According to the guide map I got locally, the town of Kakunodate was built in 1620 by Yoshikatsu Ashina, a feudal lord who ruled this region.
The northern most part of the town was decided to be the Furushiroyama mountain and from there they made three main streets to build the town.
There used to be another town but it was located on the other side of Furushiroyama and because they had some disasters of floods and fires, as well as the fact that it had become too small, they decided to make a new town.
In 1620, there were 250 Samurai houses and 420 other houses in Kakunodate.
Unfortunately, the Ashina family’s line ended in 1656 and after that, the Satake-Kita family ruled this area.
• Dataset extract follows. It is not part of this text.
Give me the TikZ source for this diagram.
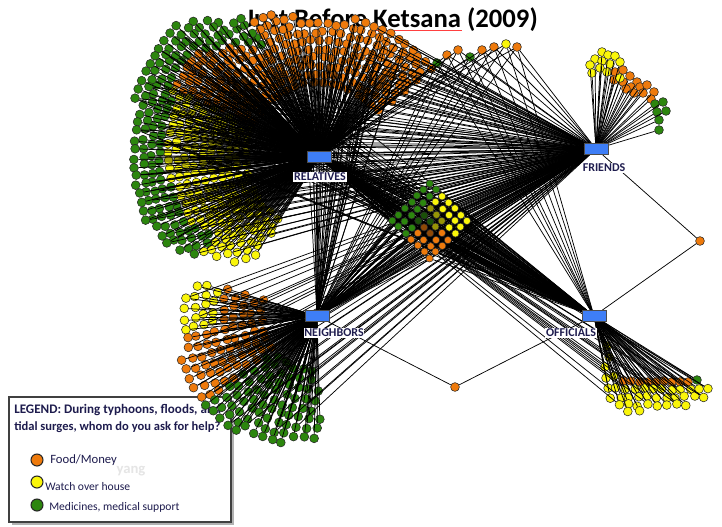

The guide map says “the Samurai district in particular, with its narrow streets and corners, has remained unchanged for over 400 years”.
It is a long and narrow town from north to south and the place called Hiyoke, in the square of city hall, is the centre of the town.
The north of that is the Samurai area and the south is the area of tradesmen and artisans.
We parked our car in the car park at the foot of Furushiroyama, which was full of cherry blossoms, and walked around the Samurai district.
Although the rain persisted throughout the day, there were many people walking with their umbrellas, as this is one of the main tourist attractions in this area.
Apparently, there are 6 Samurai houses open to the public and we went to one of them, called Aoyagi, which was described in our guidebook as ‘the most established spot for tourists’, and cost 500 yen (£3.65, €4.10, $4.60).
Aoyagi is the family with about 400 years of history and within the total area of almost 10,000 square metres, there are old buildings and they are now museums such as The Armory, The Akita Folk Museum and so on.
There was a bust of a man with a bit of a peculiar face in the garden, which drew my eyes.
He was not Mr. Aoyagi, but someone called Naotake Odano.
Odano was a local Samurai and a remote relative of the Aoyagi family, who illustrated the human body in “Kaitai Shinsho”, the first translation of a Dutch book on anatomy, published in 1774.
In the Kaitai Shinsho gallery nearby, we could see the copy of the first edition of Kaitai Shinsho.
There is also a Kimono studio, which dresses you up in Kimono.
I love this kind of service, so my husband and I dressed up in Kimono here (2,000 yen per person) and took many photos.
The person in this studio was a non-Japanese Asian woman and she was good at dressing me, but she did not know well how to dress a man.
Our family members tried to help her and after a big fuss, in the end he looked OK, so we were satisfied.
In the Akita Folk Museum, we could see a demonstration of the cherry-bark handicraft, which is the traditional local craft.
After this visit, we kept walking for a while and saw quite a few cherry trees, whose blossoms were lovely against the black walls of Samurai houses.
Although it was late April, the cold rain kept pouring and although I was wearing my light down jacket, it was really cold.